Workers rights and tino rangatiratanga
It’s not only class war that’s clearest in the countryside – the legacy of the land wars still lives on. The meatworkers struggle is also a struggle for tino rangatiratanga – self-determination.
Think about Te Kuiti the shearing capital of New Zealand. Te Kuiti is in the heart of the King Country, the last bastion of Maori sovereignty after the British invasion of the Waikato. The town itself consistently votes left, but the surrounding country is dominated by Pakeha farmers. The landless working class of the town are Maori, while the farmers occupying their ancestral lands are overwhelmingly Pakeha. There are a hundred other towns with the same suppressed history.
Ever since Maori worked for wages they have combined in trade unions to fight for their rights – a historic alignment that TW Ratana recognised in his deal with the First Labour Government in 1936. This is the secret of the bitterness of the struggle between capitalists and farmers and the freezing workers’ unions. It’s also the reason the freezing workers have historically been on the frontlines of workers struggles – winning in the past some of the best wages and conditions enjoyed by workers anywhere in the world.
Treaty rights and strikes
Those conditions have been cut back over the past three decades since the 1984 Labour Government blindsided its working class supporters with a pro-business Blitzkrieg. The same government increased the power of the Waitangi Tribunal, which has resulted in some (minimal) compensation being paid for land stolen or fraudulently taken.
But the millions paid in one-off full and final settlements, which were supposed to recreate the basis for Maori economic equality, came at the same time as Maori were hit by massive redundancies in manufacturing, forestry, railways and other sectors. Between 1987 and 1989 one fifth of Maori were laid off. In the recession of the 1990s, Maori unemployment rates were much higher than Pakeha – on a par with the Great Depression of the 1930s.

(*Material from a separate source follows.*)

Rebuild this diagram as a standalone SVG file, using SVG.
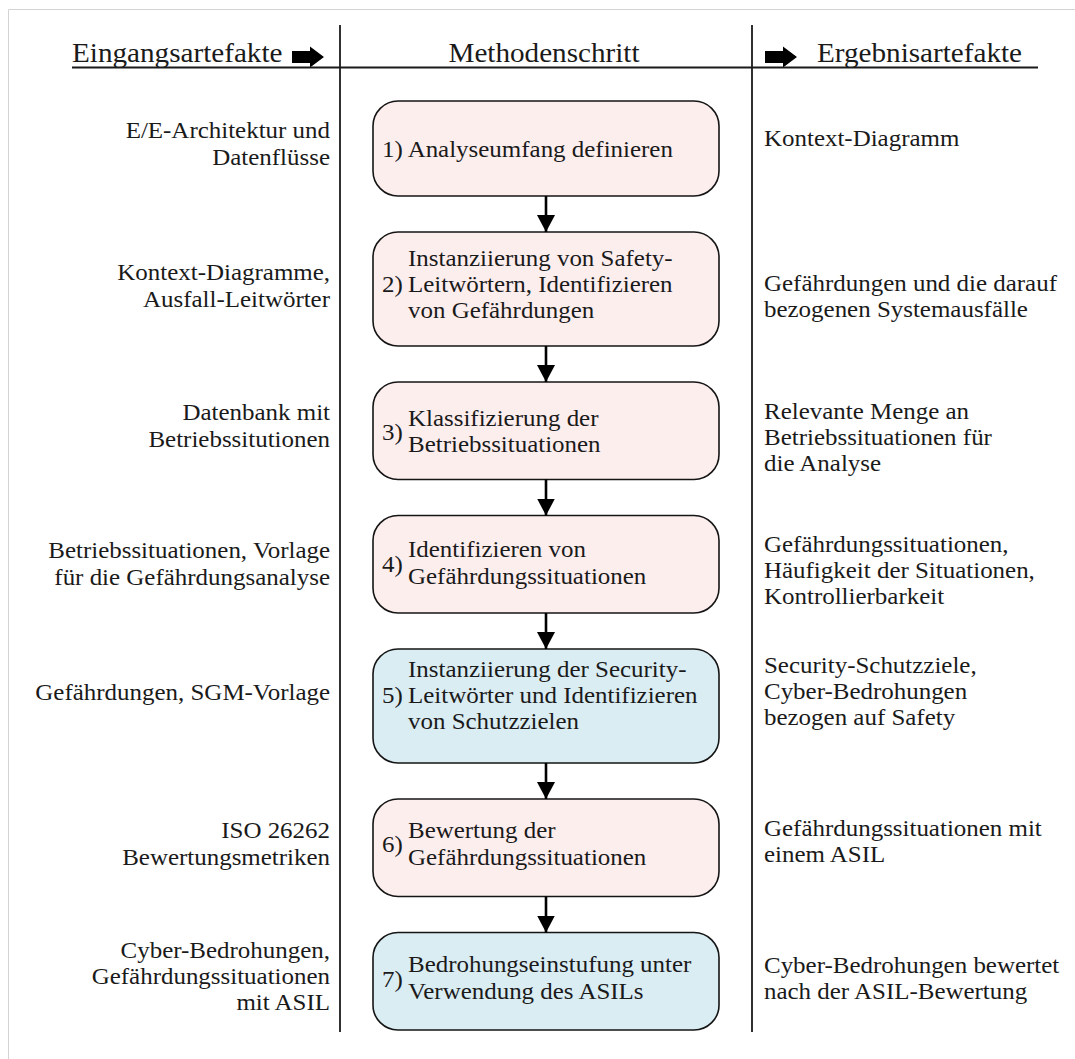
<svg xmlns="http://www.w3.org/2000/svg" width="1075" height="1059" viewBox="0 0 1075 1059">
  <style>
    .hd { font-family: "Liberation Serif", "Times New Roman", serif; font-size: 27px; fill: #1a1a1a; }
    .t { font-family: "Liberation Serif", "Times New Roman", serif; font-size: 24px; fill: #1a1a1a; }
    .r { text-anchor: end; }
    .box { stroke: #151515; stroke-width: 1.6; }
    .safety { fill: #fdeeee; }
    .security { fill: #daedf3; }
    .rule { stroke: #1a1a1a; stroke-width: 1.8; fill: none; }
    .frame { stroke: #d4d4d4; stroke-width: 1; fill: none; }
    .conn line { stroke: #000; stroke-width: 2.6; }
  </style>
  <defs>
    <marker id="head" markerUnits="userSpaceOnUse" markerWidth="17" markerHeight="18" refX="17" refY="9" orient="auto">
      <path d="M0,0 L17,9 L0,18 Z" fill="#000"/>
    </marker>
  </defs>

  <rect width="1075" height="1059" fill="#fff"/>
  <!-- page frame -->
  <path class="frame" d="M8.5,1059 V9.5 H1075"/>

  <!-- column headers -->
  <g id="header">
    <text class="hd" transform="translate(72 62) scale(1.08 1)">Eingangsartefakte</text>
    <path d="M292,51 H310 V46.5 L324,57 L310,67.5 V63 H292 Z" fill="#000"/>
    <text class="hd" text-anchor="middle" transform="translate(544 62) scale(1.08 1)">Methodenschritt</text>
    <path d="M765,51 H783 V46.5 L797,57 L783,67.5 V63 H765 Z" fill="#000"/>
    <text class="hd" transform="translate(817 62) scale(1.08 1)">Ergebnisartefakte</text>
    <line class="rule" x1="72" y1="67.5" x2="1038" y2="67.5" stroke-width="1.3"/>
  </g>

  <!-- column separators -->
  <g id="separators">
    <line class="rule" x1="340" y1="25" x2="340" y2="1032"/>
    <line class="rule" x1="752" y1="25" x2="752" y2="1032"/>
  </g>

  <!-- input artefacts (right aligned at x=330) -->
  <g id="inputs">
    <g id="in1">
      <text class="t r" transform="translate(330 138) scale(1.04 1)">E/E-Architektur und</text>
      <text class="t r" transform="translate(330 165) scale(1.04 1)">Datenflüsse</text>
    </g>
    <g id="in2">
      <text class="t r" transform="translate(330 280) scale(1.04 1)">Kontext-Diagramme,</text>
      <text class="t r" transform="translate(330 307) scale(1.04 1)">Ausfall-Leitwörter</text>
    </g>
    <g id="in3">
      <text class="t r" transform="translate(330 420) scale(1.04 1)">Datenbank mit</text>
      <text class="t r" transform="translate(330 447) scale(1.04 1)">Betriebssitutionen</text>
    </g>
    <g id="in4">
      <text class="t r" transform="translate(330 558) scale(1.04 1)">Betriebssituationen, Vorlage</text>
      <text class="t r" transform="translate(330 585) scale(1.04 1)">für die Gefährdungsanalyse</text>
    </g>
    <g id="in5">
      <text class="t r" transform="translate(330 700) scale(1.04 1)">Gefährdungen, SGM-Vorlage</text>
    </g>
    <g id="in6">
      <text class="t r" transform="translate(330 838) scale(1.04 1)">ISO 26262</text>
      <text class="t r" transform="translate(330 865) scale(1.04 1)">Bewertungsmetriken</text>
    </g>
    <g id="in7">
      <text class="t r" transform="translate(330 958) scale(1.04 1)">Cyber-Bedrohungen,</text>
      <text class="t r" transform="translate(330 984) scale(1.04 1)">Gefährdungssituationen</text>
      <text class="t r" transform="translate(330 1010) scale(1.04 1)">mit ASIL</text>
    </g>
  </g>

  <!-- method steps -->
  <g id="step1">
    <rect class="box safety" x="373" y="101" width="346" height="95" rx="25"/>
    <text class="t" transform="translate(382 157) scale(1.04 1)">1) Analyseumfang definieren</text>
  </g>
  <g id="step2">
    <rect class="box safety" x="373" y="232" width="346" height="114" rx="25"/>
    <text class="t" transform="translate(382 292) scale(1.04 1)">2)</text>
    <text class="t" transform="translate(408 266) scale(1.04 1)">Instanziierung von Safety-</text>
    <text class="t" transform="translate(408 292) scale(1.04 1)">Leitwörtern, Identifizieren</text>
    <text class="t" transform="translate(408 318) scale(1.04 1)">von Gefährdungen</text>
  </g>
  <g id="step3">
    <rect class="box safety" x="373" y="382" width="346" height="97.5" rx="25"/>
    <text class="t" transform="translate(382 440) scale(1.04 1)">3)</text>
    <text class="t" transform="translate(408 425.5) scale(1.04 1)">Klassifizierung der</text>
    <text class="t" transform="translate(408 452) scale(1.04 1)">Betriebssituationen</text>
  </g>
  <g id="step4">
    <rect class="box safety" x="373" y="515.5" width="346" height="97.5" rx="25"/>
    <text class="t" transform="translate(382 571.5) scale(1.04 1)">4)</text>
    <text class="t" transform="translate(408 557) scale(1.04 1)">Identifizieren von</text>
    <text class="t" transform="translate(408 584) scale(1.04 1)">Gefährdungssituationen</text>
  </g>
  <g id="step5">
    <rect class="box security" x="373" y="649" width="346" height="114" rx="25"/>
    <text class="t" transform="translate(382 703) scale(1.04 1)">5)</text>
    <text class="t" transform="translate(408 677) scale(1.04 1)">Instanziierung der Security-</text>
    <text class="t" transform="translate(408 703) scale(1.04 1)">Leitwörter und Identifizieren</text>
    <text class="t" transform="translate(408 729) scale(1.04 1)">von Schutzzielen</text>
  </g>
  <g id="step6">
    <rect class="box safety" x="373" y="799" width="346" height="97.5" rx="25"/>
    <text class="t" transform="translate(382 852) scale(1.04 1)">6)</text>
    <text class="t" transform="translate(408 837.5) scale(1.04 1)">Bewertung der</text>
    <text class="t" transform="translate(408 864.5) scale(1.04 1)">Gefährdungssituationen</text>
  </g>
  <g id="step7">
    <rect class="box security" x="373" y="932.5" width="346" height="97.5" rx="25"/>
    <text class="t" transform="translate(382 986.5) scale(1.04 1)">7)</text>
    <text class="t" transform="translate(408 972) scale(1.04 1)">Bedrohungseinstufung unter</text>
    <text class="t" transform="translate(408 999) scale(1.04 1)">Verwendung des ASILs</text>
  </g>

  <!-- flow between steps -->
  <g class="conn">
    <line x1="546" y1="196" x2="546" y2="232" marker-end="url(#head)"/>
    <line x1="546" y1="346" x2="546" y2="382" marker-end="url(#head)"/>
    <line x1="546" y1="479.5" x2="546" y2="515.5" marker-end="url(#head)"/>
    <line x1="546" y1="613" x2="546" y2="649" marker-end="url(#head)"/>
    <line x1="546" y1="763" x2="546" y2="799" marker-end="url(#head)"/>
    <line x1="546" y1="896.5" x2="546" y2="932.5" marker-end="url(#head)"/>
  </g>

  <!-- output artefacts (left aligned at x=764) -->
  <g id="outputs">
    <g id="out1">
      <text class="t" transform="translate(764 146) scale(1.04 1)">Kontext-Diagramm</text>
    </g>
    <g id="out2">
      <text class="t" transform="translate(764 291) scale(1.04 1)">Gefährdungen und die darauf</text>
      <text class="t" transform="translate(764 317) scale(1.04 1)">bezogenen Systemausfälle</text>
    </g>
    <g id="out3">
      <text class="t" transform="translate(764 419) scale(1.04 1)">Relevante Menge an</text>
      <text class="t" transform="translate(764 445) scale(1.04 1)">Betriebssituationen für</text>
      <text class="t" transform="translate(764 471) scale(1.04 1)">die Analyse</text>
    </g>
    <g id="out4">
      <text class="t" transform="translate(764 552) scale(1.04 1)">Gefährdungssituationen,</text>
      <text class="t" transform="translate(764 578) scale(1.04 1)">Häufigkeit der Situationen,</text>
      <text class="t" transform="translate(764 604) scale(1.04 1)">Kontrollierbarkeit</text>
    </g>
    <g id="out5">
      <text class="t" transform="translate(764 673) scale(1.04 1)">Security-Schutzziele,</text>
      <text class="t" transform="translate(764 699) scale(1.04 1)">Cyber-Bedrohungen</text>
      <text class="t" transform="translate(764 725) scale(1.04 1)">bezogen auf Safety</text>
    </g>
    <g id="out6">
      <text class="t" transform="translate(764 836) scale(1.04 1)">Gefährdungssituationen mit</text>
      <text class="t" transform="translate(764 862) scale(1.04 1)">einem ASIL</text>
    </g>
    <g id="out7">
      <text class="t" transform="translate(764 973) scale(1.04 1)">Cyber-Bedrohungen bewertet</text>
      <text class="t" transform="translate(764 999) scale(1.04 1)">nach der ASIL-Bewertung</text>
    </g>
  </g>
</svg>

The Waitangi settlements have created a Maori capitalist elite but the strikes of the 1970s generated more wealth for the majority of Maori than any number of fiscal envelopes. Talley’s accuses the Meatworkers Union of trying to usurp management’s role, of trying to take control of the factories. The union responds with vehement denials. All they are interested in, they say, is protecting the basic rights and conditions of union workers – with survival itself being seen as success.
But it is about control. The meat industry is dangerous and unpredictable. At present, there is a massive overcapacity in the works because farmers hold back their stock each season until the price peaks, then release the animals all at once. This may ensure high prices for farmers but it means worry and insecurity for meatworkers. The demand for decent wages and conditions is a demand for more workers control in the industry.
Public opinion or hard pickets?
Workers have been on the back foot for the last thirty years in New Zealand. Strike rates have fallen as fast as the wealth of the rich list has risen. Our side has lost much of the tactics, strategies and skills needed to stage a successful strike. The union leadership in the Ports of Auckland dispute and the Tally’s lockout have preferred campaigns pitched towards public opinion – for fear the government will have an excuse for more anti-union laws.
Another tactic is to forget about public opinion for now and concentrate on running tough pickets – nothing in, nothing out. This will result in us being accused of intimidating strike breakers and non-union staff, but it will also hit the company where it hurts – in the bottom line. If the unions show they have the courage to fight back, and show political leadership, they will not just win over “public opinion”, they will shape public opinion.